From the listing below, pick out each line with the word "this".

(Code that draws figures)
══════

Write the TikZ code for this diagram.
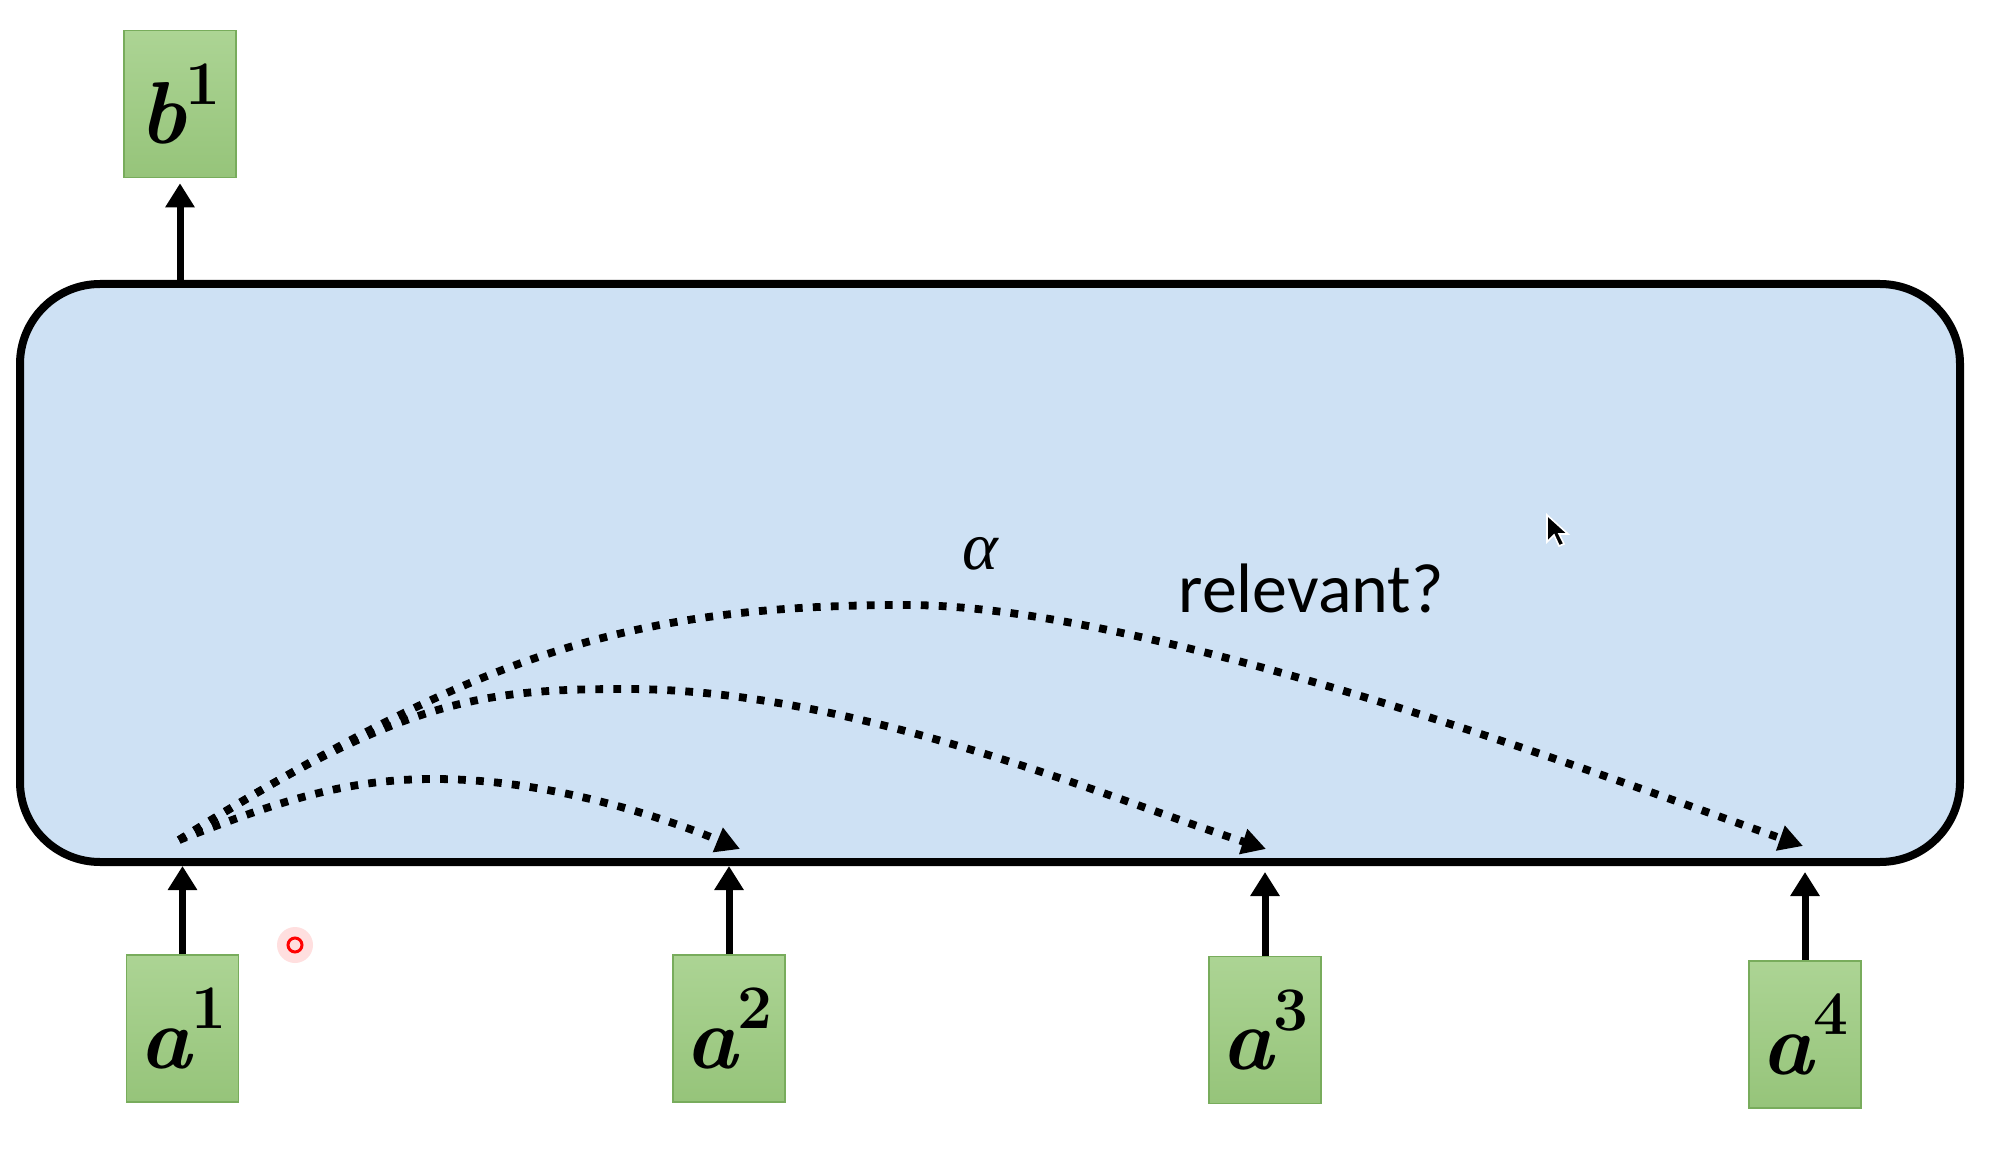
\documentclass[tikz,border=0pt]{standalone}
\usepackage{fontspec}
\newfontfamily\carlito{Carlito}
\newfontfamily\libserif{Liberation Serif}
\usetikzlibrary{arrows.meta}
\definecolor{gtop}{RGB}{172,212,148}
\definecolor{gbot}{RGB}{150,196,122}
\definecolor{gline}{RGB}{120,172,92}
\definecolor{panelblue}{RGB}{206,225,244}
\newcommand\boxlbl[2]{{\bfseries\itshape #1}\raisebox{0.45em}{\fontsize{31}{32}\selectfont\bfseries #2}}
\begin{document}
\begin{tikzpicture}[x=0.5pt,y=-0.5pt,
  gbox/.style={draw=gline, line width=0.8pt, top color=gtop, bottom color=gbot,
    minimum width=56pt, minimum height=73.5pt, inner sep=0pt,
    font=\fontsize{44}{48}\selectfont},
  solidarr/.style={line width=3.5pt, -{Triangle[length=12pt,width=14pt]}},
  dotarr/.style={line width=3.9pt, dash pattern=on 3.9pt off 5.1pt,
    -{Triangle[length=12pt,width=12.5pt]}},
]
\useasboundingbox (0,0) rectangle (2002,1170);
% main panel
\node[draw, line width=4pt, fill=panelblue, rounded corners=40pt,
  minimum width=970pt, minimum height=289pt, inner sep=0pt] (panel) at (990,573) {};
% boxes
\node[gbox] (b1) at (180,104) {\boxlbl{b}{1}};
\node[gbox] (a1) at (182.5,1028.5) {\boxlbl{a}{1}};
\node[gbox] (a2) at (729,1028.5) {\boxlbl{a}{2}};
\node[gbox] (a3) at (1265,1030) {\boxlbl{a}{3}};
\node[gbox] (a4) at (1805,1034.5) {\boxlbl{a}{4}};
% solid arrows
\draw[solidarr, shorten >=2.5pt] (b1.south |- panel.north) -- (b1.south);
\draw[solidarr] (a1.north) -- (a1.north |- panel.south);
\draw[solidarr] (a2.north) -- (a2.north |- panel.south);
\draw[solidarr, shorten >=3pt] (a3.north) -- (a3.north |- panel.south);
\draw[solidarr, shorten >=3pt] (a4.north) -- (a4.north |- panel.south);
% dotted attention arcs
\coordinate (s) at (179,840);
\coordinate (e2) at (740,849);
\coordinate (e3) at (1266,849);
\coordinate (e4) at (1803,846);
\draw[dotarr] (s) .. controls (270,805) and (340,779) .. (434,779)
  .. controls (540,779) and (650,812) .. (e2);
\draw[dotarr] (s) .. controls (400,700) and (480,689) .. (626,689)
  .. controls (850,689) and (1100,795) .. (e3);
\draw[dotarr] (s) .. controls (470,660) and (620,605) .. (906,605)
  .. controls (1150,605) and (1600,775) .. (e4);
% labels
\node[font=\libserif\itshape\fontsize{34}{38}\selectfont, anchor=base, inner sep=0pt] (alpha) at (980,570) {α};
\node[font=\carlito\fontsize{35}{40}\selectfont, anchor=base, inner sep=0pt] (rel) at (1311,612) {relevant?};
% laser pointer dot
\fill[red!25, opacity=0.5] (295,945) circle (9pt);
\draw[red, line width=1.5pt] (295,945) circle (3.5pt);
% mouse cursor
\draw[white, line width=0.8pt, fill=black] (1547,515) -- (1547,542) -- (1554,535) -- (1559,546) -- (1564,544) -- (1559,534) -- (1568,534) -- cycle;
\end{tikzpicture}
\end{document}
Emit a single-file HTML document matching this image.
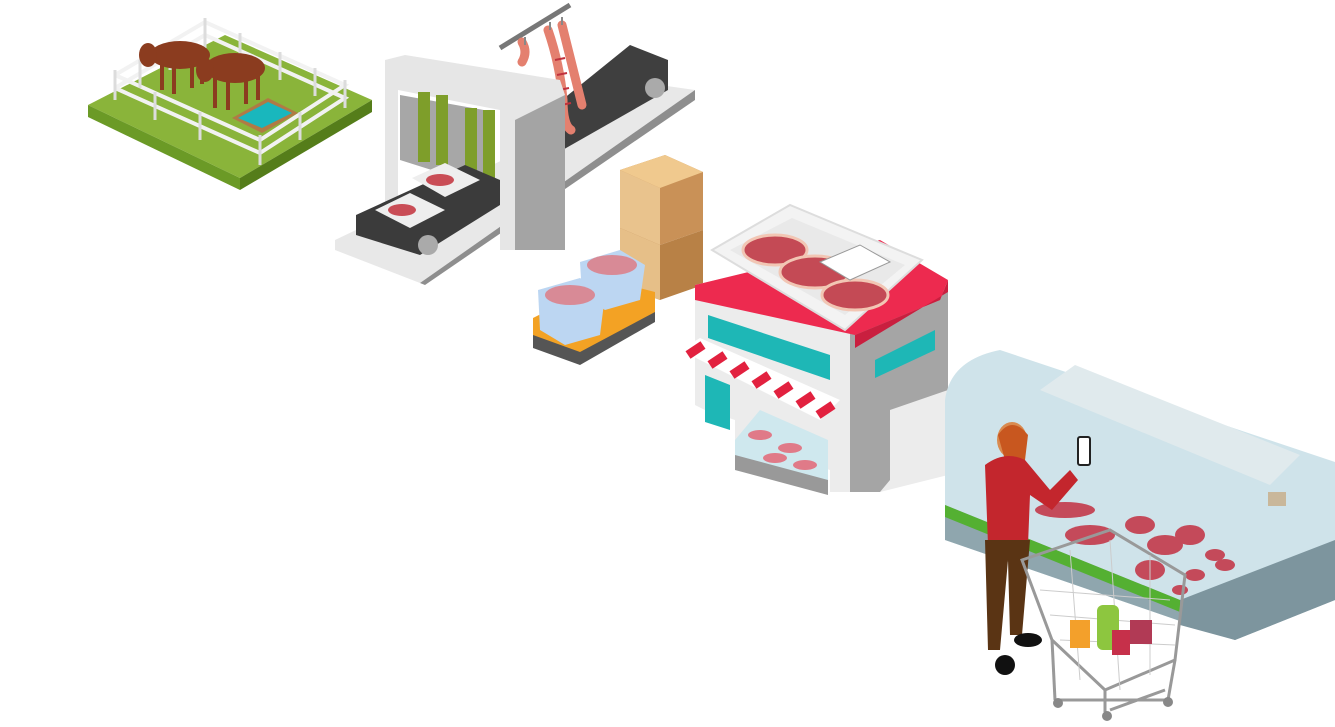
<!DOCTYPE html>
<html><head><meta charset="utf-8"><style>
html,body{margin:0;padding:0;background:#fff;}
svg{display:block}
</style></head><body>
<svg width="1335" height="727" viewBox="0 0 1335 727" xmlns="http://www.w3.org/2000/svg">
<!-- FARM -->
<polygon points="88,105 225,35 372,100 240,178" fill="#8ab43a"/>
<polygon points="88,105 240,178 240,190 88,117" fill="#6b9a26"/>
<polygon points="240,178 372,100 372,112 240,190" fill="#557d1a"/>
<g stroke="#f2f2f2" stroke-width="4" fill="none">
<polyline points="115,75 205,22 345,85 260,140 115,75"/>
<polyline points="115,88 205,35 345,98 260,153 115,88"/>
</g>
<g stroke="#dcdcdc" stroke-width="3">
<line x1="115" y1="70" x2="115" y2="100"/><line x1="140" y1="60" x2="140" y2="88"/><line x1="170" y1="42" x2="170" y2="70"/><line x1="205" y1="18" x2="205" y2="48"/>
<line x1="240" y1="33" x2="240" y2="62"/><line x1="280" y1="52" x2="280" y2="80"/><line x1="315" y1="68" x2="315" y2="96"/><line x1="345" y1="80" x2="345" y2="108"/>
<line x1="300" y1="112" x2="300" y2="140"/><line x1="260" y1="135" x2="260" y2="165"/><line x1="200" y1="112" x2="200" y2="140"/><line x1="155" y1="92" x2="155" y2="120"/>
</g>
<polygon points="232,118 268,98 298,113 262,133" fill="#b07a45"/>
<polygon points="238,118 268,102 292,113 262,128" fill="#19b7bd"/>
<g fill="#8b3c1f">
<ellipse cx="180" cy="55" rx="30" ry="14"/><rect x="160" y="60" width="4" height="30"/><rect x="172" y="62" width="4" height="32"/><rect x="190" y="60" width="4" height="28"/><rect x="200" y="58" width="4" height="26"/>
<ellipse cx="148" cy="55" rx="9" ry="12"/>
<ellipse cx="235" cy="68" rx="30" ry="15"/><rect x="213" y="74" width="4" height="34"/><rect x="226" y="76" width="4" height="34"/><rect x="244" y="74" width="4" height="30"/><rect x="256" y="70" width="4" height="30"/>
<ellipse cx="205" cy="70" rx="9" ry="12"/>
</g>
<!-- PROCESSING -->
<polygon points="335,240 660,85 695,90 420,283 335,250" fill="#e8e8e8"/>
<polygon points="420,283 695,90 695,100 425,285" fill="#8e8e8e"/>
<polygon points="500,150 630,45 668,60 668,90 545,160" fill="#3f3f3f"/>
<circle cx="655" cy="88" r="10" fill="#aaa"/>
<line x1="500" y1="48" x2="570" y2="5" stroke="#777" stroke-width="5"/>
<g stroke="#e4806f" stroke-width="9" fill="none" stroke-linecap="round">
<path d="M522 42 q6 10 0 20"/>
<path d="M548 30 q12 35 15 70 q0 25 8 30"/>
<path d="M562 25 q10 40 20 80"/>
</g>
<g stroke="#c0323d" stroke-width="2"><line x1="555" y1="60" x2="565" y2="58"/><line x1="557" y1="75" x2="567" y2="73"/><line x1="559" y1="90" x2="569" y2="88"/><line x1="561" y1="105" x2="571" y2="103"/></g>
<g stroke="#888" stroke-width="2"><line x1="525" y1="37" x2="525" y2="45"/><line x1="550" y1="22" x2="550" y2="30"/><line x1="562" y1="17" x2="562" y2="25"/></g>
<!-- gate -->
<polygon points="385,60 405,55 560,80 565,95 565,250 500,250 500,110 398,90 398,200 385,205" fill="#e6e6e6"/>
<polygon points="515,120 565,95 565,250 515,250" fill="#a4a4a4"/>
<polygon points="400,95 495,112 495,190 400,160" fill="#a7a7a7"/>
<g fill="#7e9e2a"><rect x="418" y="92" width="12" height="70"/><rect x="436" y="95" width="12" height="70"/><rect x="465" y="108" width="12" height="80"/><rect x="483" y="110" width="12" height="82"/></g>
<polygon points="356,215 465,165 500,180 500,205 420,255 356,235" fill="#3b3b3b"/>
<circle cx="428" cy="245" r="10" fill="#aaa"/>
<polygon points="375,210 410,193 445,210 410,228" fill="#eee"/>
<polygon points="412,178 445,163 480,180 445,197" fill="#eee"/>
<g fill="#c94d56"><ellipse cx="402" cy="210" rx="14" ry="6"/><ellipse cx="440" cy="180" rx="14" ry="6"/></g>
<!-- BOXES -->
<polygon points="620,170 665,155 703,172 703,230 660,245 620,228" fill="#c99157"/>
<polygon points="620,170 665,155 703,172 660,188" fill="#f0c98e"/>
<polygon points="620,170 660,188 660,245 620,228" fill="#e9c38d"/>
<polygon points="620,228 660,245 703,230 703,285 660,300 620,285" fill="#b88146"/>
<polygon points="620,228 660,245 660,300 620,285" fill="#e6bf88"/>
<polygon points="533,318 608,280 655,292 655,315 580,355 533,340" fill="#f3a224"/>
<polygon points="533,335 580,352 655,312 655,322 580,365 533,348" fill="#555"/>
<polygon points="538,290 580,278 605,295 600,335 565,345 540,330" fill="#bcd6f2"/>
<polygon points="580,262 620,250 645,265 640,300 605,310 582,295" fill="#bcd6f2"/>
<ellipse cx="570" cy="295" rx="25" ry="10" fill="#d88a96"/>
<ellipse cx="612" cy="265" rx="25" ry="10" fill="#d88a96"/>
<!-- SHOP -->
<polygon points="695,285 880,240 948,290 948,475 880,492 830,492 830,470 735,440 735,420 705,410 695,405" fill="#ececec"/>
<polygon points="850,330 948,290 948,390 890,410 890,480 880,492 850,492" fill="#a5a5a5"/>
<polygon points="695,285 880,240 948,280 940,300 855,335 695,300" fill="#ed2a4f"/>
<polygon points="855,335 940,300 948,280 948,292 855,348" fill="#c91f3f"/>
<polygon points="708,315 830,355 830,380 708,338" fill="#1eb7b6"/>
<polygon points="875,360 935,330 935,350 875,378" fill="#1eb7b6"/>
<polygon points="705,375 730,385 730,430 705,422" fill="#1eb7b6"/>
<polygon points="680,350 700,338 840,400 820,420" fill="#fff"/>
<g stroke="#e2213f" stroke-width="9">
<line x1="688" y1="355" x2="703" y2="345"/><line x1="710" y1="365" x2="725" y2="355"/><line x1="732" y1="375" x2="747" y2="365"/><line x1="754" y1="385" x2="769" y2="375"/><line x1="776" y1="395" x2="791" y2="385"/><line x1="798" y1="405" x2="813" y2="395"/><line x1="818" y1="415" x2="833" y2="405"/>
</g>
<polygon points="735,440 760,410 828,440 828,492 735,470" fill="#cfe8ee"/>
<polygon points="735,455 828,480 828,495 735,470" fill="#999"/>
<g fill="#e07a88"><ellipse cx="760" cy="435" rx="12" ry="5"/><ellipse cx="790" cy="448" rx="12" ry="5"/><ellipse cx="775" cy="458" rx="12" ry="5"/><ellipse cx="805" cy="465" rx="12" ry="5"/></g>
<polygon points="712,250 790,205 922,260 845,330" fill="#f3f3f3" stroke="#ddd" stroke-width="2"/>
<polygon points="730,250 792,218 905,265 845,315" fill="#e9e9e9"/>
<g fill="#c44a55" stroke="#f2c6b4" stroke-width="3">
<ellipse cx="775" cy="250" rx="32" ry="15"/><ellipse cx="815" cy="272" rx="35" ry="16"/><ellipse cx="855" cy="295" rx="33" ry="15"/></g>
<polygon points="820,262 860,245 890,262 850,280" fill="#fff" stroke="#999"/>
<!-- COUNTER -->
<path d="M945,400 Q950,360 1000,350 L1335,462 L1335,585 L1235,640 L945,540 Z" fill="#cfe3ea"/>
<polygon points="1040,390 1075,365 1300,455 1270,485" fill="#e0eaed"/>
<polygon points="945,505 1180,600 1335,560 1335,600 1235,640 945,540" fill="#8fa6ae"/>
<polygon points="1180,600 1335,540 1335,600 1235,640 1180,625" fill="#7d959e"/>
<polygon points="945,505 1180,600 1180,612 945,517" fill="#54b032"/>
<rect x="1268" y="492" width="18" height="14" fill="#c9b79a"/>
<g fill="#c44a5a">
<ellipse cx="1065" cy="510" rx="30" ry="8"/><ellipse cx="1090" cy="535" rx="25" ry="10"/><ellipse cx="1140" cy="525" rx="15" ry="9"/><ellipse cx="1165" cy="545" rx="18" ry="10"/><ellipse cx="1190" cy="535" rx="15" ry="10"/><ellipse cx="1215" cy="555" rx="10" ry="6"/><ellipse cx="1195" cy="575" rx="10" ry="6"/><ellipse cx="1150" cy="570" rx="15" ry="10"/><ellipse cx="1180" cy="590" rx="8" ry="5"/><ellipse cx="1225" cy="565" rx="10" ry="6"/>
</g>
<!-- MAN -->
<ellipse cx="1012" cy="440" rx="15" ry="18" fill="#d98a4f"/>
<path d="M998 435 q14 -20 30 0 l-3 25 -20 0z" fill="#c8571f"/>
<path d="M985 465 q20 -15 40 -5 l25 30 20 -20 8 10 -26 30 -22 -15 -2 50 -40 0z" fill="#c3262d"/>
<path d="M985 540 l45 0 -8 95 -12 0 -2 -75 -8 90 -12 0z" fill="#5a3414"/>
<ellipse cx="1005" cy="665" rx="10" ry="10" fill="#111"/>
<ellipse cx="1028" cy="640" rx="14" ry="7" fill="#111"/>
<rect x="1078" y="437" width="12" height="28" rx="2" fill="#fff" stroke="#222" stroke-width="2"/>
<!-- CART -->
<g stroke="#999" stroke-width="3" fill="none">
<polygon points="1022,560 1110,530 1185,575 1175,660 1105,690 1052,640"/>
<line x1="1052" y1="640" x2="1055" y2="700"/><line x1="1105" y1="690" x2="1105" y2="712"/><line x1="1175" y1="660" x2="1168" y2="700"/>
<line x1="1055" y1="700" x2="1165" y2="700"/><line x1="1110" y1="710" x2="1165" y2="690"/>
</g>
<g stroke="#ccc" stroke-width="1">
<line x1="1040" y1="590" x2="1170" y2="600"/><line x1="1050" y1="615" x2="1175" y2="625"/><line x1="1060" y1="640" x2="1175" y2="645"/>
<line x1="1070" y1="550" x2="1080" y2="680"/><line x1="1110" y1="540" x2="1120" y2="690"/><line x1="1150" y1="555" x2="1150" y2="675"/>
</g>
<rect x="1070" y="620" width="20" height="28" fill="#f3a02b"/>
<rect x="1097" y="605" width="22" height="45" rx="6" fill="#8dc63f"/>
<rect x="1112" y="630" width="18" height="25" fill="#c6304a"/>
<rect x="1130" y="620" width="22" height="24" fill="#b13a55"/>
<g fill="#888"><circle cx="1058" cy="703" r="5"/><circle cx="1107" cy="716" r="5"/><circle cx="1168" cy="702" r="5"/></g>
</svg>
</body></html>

══════

Exercise answer -
Write the TikZ code for this diagram.
Emit a single-file HTML document matching this image.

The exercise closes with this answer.